Once known as shell-shock, Post Traumatic Stress Disorder (PTSD) became a diagnosable disorder in the 1980s, but has been a burden to the minds of veterans for centuries. Exposure to trauma, death, and other stressful events can cause this disorder and bring these once fearless soldiers down into their darkest places. Now veterans are committing suicide at a higher rate than ever before, with about 20 veterans taking their own lives everyday.

According to the National Center for PTSD, “Veterans with PTSD had an approximately 4 times higher suicide rate than Veterans without PTSD.” However, there is a special program that hopes to change this narrative for veterans.

The Fit-Ops Foundation is a non-profit organization focused on re-building the confidence and strength of U.S. Veterans. Founder, Matt Hesse, created this program after serving in the military himself.

“I understand the commitment and sacrifice our veterans have made to keep us safe. I’ve seen firsthand how hard the transition from service and re-entry into civilian life can be,” he said. “I launched the Fit-Ops Foundation in 2016 to transform the lives of veterans though fitness,” said Hesse.

This mission caught the eye of notorious WWE wrestler John Cena. While Cena has been an avid supporter of the Make a Wish Foundation, he also decided to lend a hand to the Fit-Ops foundation. “Cena spoke about the need of cultivating a community where veterans and those who have served their country get the recognition and appreciation they deserve,” reported Fox News.

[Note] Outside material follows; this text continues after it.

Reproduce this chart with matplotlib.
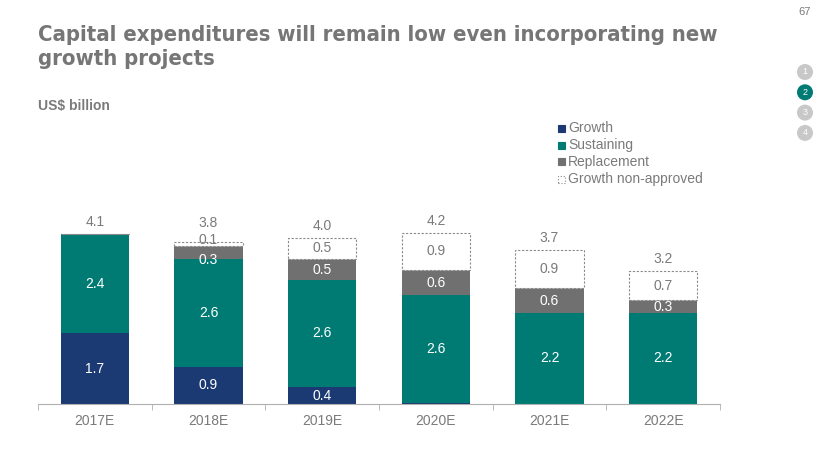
import matplotlib.pyplot as plt
from matplotlib.patches import Circle, Rectangle
import numpy as np

years = ['2017E', '2018E', '2019E', '2020E', '2021E', '2022E']
growth = [1.7, 0.9, 0.4, 0.03, 0.0, 0.0]
sustaining = [2.4, 2.6, 2.6, 2.6, 2.2, 2.2]
replacement = [0.0, 0.3, 0.5, 0.6, 0.6, 0.3]
non_approved = [0.0, 0.1, 0.5, 0.9, 0.9, 0.7]
totals = [4.1, 3.8, 4.0, 4.2, 3.7, 3.2]

NAVY = '#1b3a73'
TEAL = '#007b74'
GREY = '#707070'
TXT = '#7a7a7a'

plt.rcParams['font.family'] = ['Liberation Sans', 'DejaVu Sans']

fig = plt.figure(figsize=(8.3, 4.67), dpi=100)
ax = fig.add_axes([38 / 830, 1 - 404 / 467, 682 / 830, 186.75 / 467])

x = np.arange(len(years))
w = 0.6
ax.bar(x, growth, w, color=NAVY, zorder=2)
b1 = np.array(growth)
ax.bar(x, sustaining, w, bottom=b1, color=TEAL, zorder=2)
b2 = b1 + np.array(sustaining)
ax.bar(x, replacement, w, bottom=b2, color=GREY, zorder=2)
b3 = b2 + np.array(replacement)
ax.bar(x, non_approved, w, bottom=b3, facecolor='white', edgecolor='#8a8a8a',
       linestyle=(0, (2, 1.5)), linewidth=0.8, zorder=2)

for i in range(len(years)):
    top = b3[i] + non_approved[i]
    small = 0 < non_approved[i] < 0.2
    if growth[i] >= 0.1:
        ax.text(x[i], growth[i] / 2, f'{growth[i]:.1f}', ha='center', va='center',
                color='white', fontsize=10)
    ax.text(x[i], b1[i] + sustaining[i] / 2, f'{sustaining[i]:.1f}', ha='center',
            va='center', color='white', fontsize=10)
    if replacement[i] > 0:
        shift = 0.17 if small else 0.02
        ax.text(x[i], b2[i] + replacement[i] / 2 - shift, f'{replacement[i]:.1f}', ha='center',
                va='center', color='white', fontsize=10, zorder=3)
    gap = 0.12
    if non_approved[i] > 0:
        yy = b3[i] + non_approved[i] / 2
        if small:
            yy = top + 0.05
            gap = 0.3
        ax.text(x[i], yy, f'{non_approved[i]:.1f}', ha='center', va='center',
                color=TXT, fontsize=10, zorder=3)
    ax.text(x[i], top + gap, f'{totals[i]:.1f}', ha='center',
            va='bottom', color=TXT, fontsize=10)

ax.set_xlim(-0.5, len(years) - 0.5)
ax.set_ylim(0, 4.5)
ax.set_yticks([])
for s in ['top', 'right', 'left']:
    ax.spines[s].set_visible(False)
ax.spines['bottom'].set_color('#b0b0b0')
ax.set_xticks(np.arange(-0.5, len(years)), minor=True)
ax.set_xticks(x)
ax.set_xticklabels(years, color=TXT, fontsize=10)
ax.tick_params(axis='x', which='major', length=0, pad=7)
ax.tick_params(axis='x', which='minor', length=4, color='#b0b0b0')

# legend
leg = [('Growth', NAVY, NAVY, '-'), ('Sustaining', TEAL, TEAL, '-'),
       ('Replacement', GREY, GREY, '-'), ('Growth non-approved', 'white', '#8a8a8a', ':')]
for k, (lab, fc, ec, ls) in enumerate(leg):
    yp = 1 - (128 + 17 * k) / 467
    fig.patches.append(Rectangle((558 / 830, yp - 3.5 / 467), 7 / 830, 7 / 467,
                                 transform=fig.transFigure, facecolor=fc,
                                 edgecolor=ec, linestyle=ls, linewidth=0.8))
    fig.text(568 / 830, yp, lab, color=TXT, fontsize=10, va='center')

fig.text(38 / 830, 1 - 47 / 467, 'Capital expenditures will remain low even incorporating new\ngrowth projects',
         family='DejaVu Sans', fontstretch='condensed', fontsize=15.8, fontweight='bold',
         color='#767676', va='center', linespacing=1.3)
fig.text(38 / 830, 1 - 106 / 467, 'US$ billion', fontsize=10, fontweight='bold',
         color='#7a7a7a', va='center')
fig.text(805 / 830, 1 - 12 / 467, '67', fontsize=8, color='#7a7a7a', ha='center', va='center')

for k in range(4):
    cy = 467 - (72 + 20.3 * k)
    col = TEAL if k == 1 else '#c8c8c8'
    fig.patches.append(Circle((8.05, cy / 100), 0.08, transform=fig.dpi_scale_trans,
                              facecolor=col, edgecolor='none'))
    fig.text(805 / 830, cy / 467, str(k + 1), fontsize=6.5, color='white',
             ha='center', va='center')

fig.savefig('out.png', dpi=100)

Cena’s involvement in this program stems from his gratitude for veterans and the understanding of this problem. Not only are veterans being ignored by the public, a large number are also not receiving the mental health care they deserve. According to the U.S Department of Veterans Affairs, “Approximately 62 percent (1,218,857) of all separated OEF/OIF/OND Veterans have used VA health care since October 1, 2001.”

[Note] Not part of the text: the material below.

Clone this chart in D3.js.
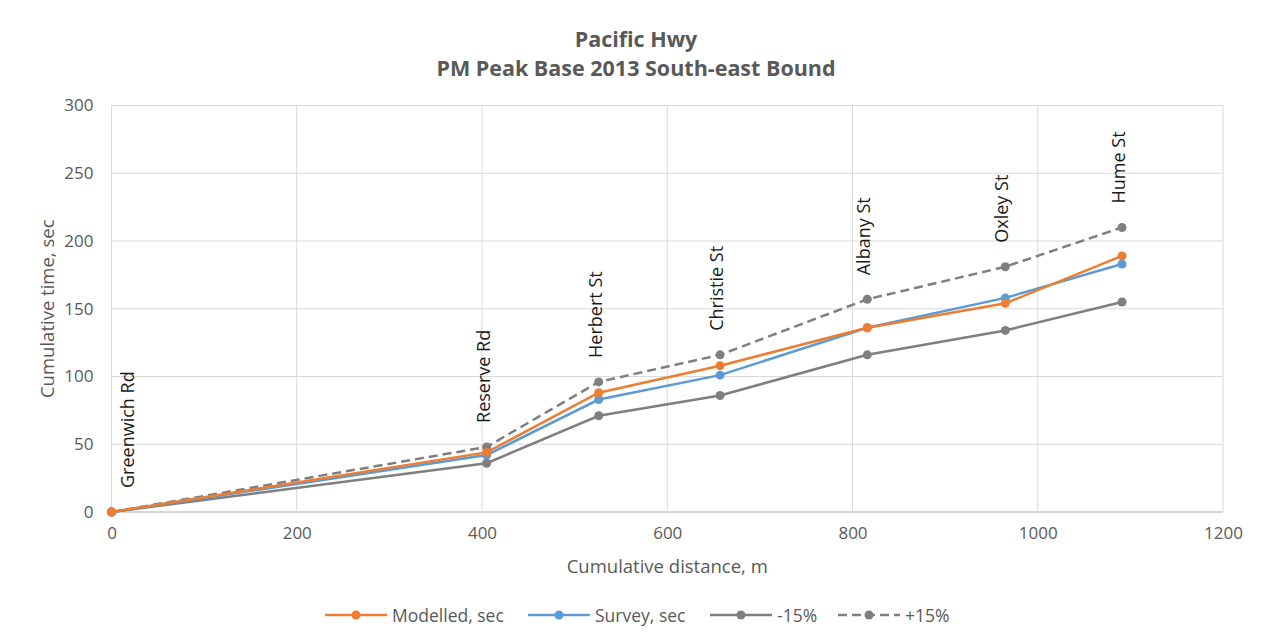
<!DOCTYPE html>
<html>
<head>
<meta charset="utf-8">
<script src="https://cdnjs.cloudflare.com/ajax/libs/d3/7.8.5/d3.min.js"></script>
<style>
  body { margin: 0; background: #fff; }
  text { font-family: "Open Sans", sans-serif; }
</style>
</head>
<body>
<div id="chart"></div>
<script>
// cumulative distance (m) at each intersection
var distance = [0, 405, 526, 657, 816, 965, 1091];
var streets = ["Greenwich Rd", "Reserve Rd", "Herbert St", "Christie St", "Albany St", "Oxley St", "Hume St"];

// cumulative time (sec)
var modelled = [0, 44, 88, 108, 136, 154, 189];
var survey = [0, 42, 83, 101, 136, 158, 183];
var minus15 = [0, 36, 71, 86, 116, 134, 155];
var plus15 = [0, 48, 96, 116, 157, 181, 210];

var xTicks = [0, 200, 400, 600, 800, 1000, 1200];
var yTicks = [0, 50, 100, 150, 200, 250, 300];

var series = [
    {name: "Modelled, sec", values: modelled, color: "#ED7D31", dash: null},
    {name: "Survey, sec", values: survey, color: "#5B9BD5", dash: null},
    {name: "-15%", values: minus15, color: "#7F7F7F", dash: null},
    {name: "+15%", values: plus15, color: "#7F7F7F", dash: "9,5"}
];

var width = 1262, height = 640;
var margin = {top: 105.5, right: 39, bottom: 128, left: 111.5};

var svg = d3.select("#chart")
    .append("svg")
    .attr("width", width)
    .attr("height", height);

var x = d3.scaleLinear().domain([0, 1200]).range([margin.left, width - margin.right]);
var y = d3.scaleLinear().domain([0, 300]).range([height - margin.bottom, margin.top]);

// gridlines
svg.append("g")
    .selectAll("line")
    .data(yTicks)
    .enter()
    .append("line")
    .attr("x1", x(0)).attr("x2", x(1200))
    .attr("y1", function(d){ return y(d) }).attr("y2", function(d){ return y(d) })
    .style("stroke", function(d){ return d === 0 ? "#c8c8c8" : "#d9d9d9" })
    .style("stroke-width", function(d){ return d === 0 ? 1.5 : 1 });

svg.append("g")
    .selectAll("line")
    .data(xTicks)
    .enter()
    .append("line")
    .attr("y1", y(0)).attr("y2", y(300))
    .attr("x1", function(d){ return x(d) }).attr("x2", function(d){ return x(d) })
    .style("stroke", "#d9d9d9");

// axes (labels only)
var xAxis = svg.append("g")
    .attr("transform", "translate(0," + y(0) + ")")
    .call(d3.axisBottom(x).tickValues(xTicks).tickFormat(d3.format("d")).tickSize(0).tickPadding(15));
var yAxis = svg.append("g")
    .attr("transform", "translate(" + x(0) + ",0)")
    .call(d3.axisLeft(y).tickValues(yTicks).tickFormat(d3.format("d")).tickSize(0).tickPadding(18));
[xAxis, yAxis].forEach(function(a){
    a.select(".domain").remove();
    a.selectAll("text").style("font-size", "17px").style("fill", "#595959")
        .style("font-family", "'Open Sans', sans-serif");
});

// titles
svg.append("text")
    .attr("x", 636).attr("y", 47)
    .attr("text-anchor", "middle")
    .style("font-size", "21.5px").style("font-weight", "bold").style("fill", "#595959")
    .text("Pacific Hwy");
svg.append("text")
    .attr("x", 636).attr("y", 76)
    .attr("text-anchor", "middle")
    .style("font-size", "21.5px").style("font-weight", "bold").style("fill", "#595959")
    .text("PM Peak Base 2013 South-east Bound");

svg.append("text")
    .attr("x", (x(0) + x(1200)) / 2).attr("y", 565)
    .attr("text-anchor", "middle")
    .attr("dominant-baseline", "central")
    .style("font-size", "18.5px").style("fill", "#595959")
    .text("Cumulative distance, m");

svg.append("text")
    .attr("transform", "translate(46," + (y(0) + y(300)) / 2 + ") rotate(-90)")
    .attr("text-anchor", "middle")
    .attr("dominant-baseline", "central")
    .style("font-size", "18.5px").style("fill", "#595959")
    .text("Cumulative time, sec");

// lines and markers
var line = d3.line()
    .x(function(d){ return x(d[0]) })
    .y(function(d){ return y(d[1]) });

series.slice().reverse().forEach(function(s){
    var pts = distance.map(function(d, i){ return [d, s.values[i]] });
    var g = svg.append("g");
    g.append("path")
        .attr("d", line(pts))
        .attr("fill", "none")
        .style("stroke", s.color)
        .style("stroke-width", 2.5)
        .style("stroke-dasharray", s.dash);
    g.selectAll("circle")
        .data(pts)
        .enter()
        .append("circle")
        .attr("cx", function(d){ return x(d[0]) })
        .attr("cy", function(d){ return y(d[1]) })
        .attr("r", 4.5)
        .attr("fill", s.color);
});

// street labels above the +15% points
svg.append("g")
    .selectAll("text")
    .data(streets)
    .enter()
    .append("text")
    .attr("transform", function(d, i){
        var px = x(distance[i]) + (i === 0 ? 15 : -4);
        return "translate(" + px + "," + (y(plus15[i]) - 24) + ") rotate(-90)";
    })
    .attr("dominant-baseline", "central")
    .style("font-size", "18px")
    .style("fill", "#1a1a1a")
    .text(function(d){ return d });

// legend
var legend = svg.append("g").attr("transform", "translate(0,615)");
var lx = [325, 528, 710, 838];
series.forEach(function(s, i){
    var item = legend.append("g").attr("transform", "translate(" + lx[i] + ",0)");
    item.append("line")
        .attr("x1", 0).attr("x2", 62)
        .style("stroke", s.color).style("stroke-width", 2.5)
        .style("stroke-dasharray", s.dash);
    item.append("circle").attr("cx", 31).attr("cy", 0).attr("r", 4.5).attr("fill", s.color);
    item.append("text")
        .attr("x", 67).attr("y", 0)
        .attr("dominant-baseline", "central")
        .style("font-size", "17.5px").style("fill", "#595959")
        .text(s.name);
});
</script>
</body>
</html>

Matt Hesse shares in these frustrations and sees his foundation as a way to solve this failing system. “Today, there is not adequate infrastructure or services to help veterans transition to civilian life from military service,” Hesse told Fox News.

Sharing in these concerns, Kentrell Wilson, father of senior Ciyanna Wilson, believes mental health care needs to be a priority. Wilson has been serving in active duty for 20 years and understands the importance of mental health facilities for veterans.

“While many soldiers return home from war and appear to be fine, traumatic events seen during combat causes PTSD. By providing adequate care through mental health specialists, I believe soldiers and veterans can reduce the negative effects associated with PTSD,” said Wilson.

Veterans deserve a comfortable life to come home to after all they have done for their country. Joining groups like Fit-Ops can restore purpose within veterans, but a solution for their mental health problems needs to be created.

If current lawmakers cannot make a difference, it is time to stand up for the speechless and make it for them.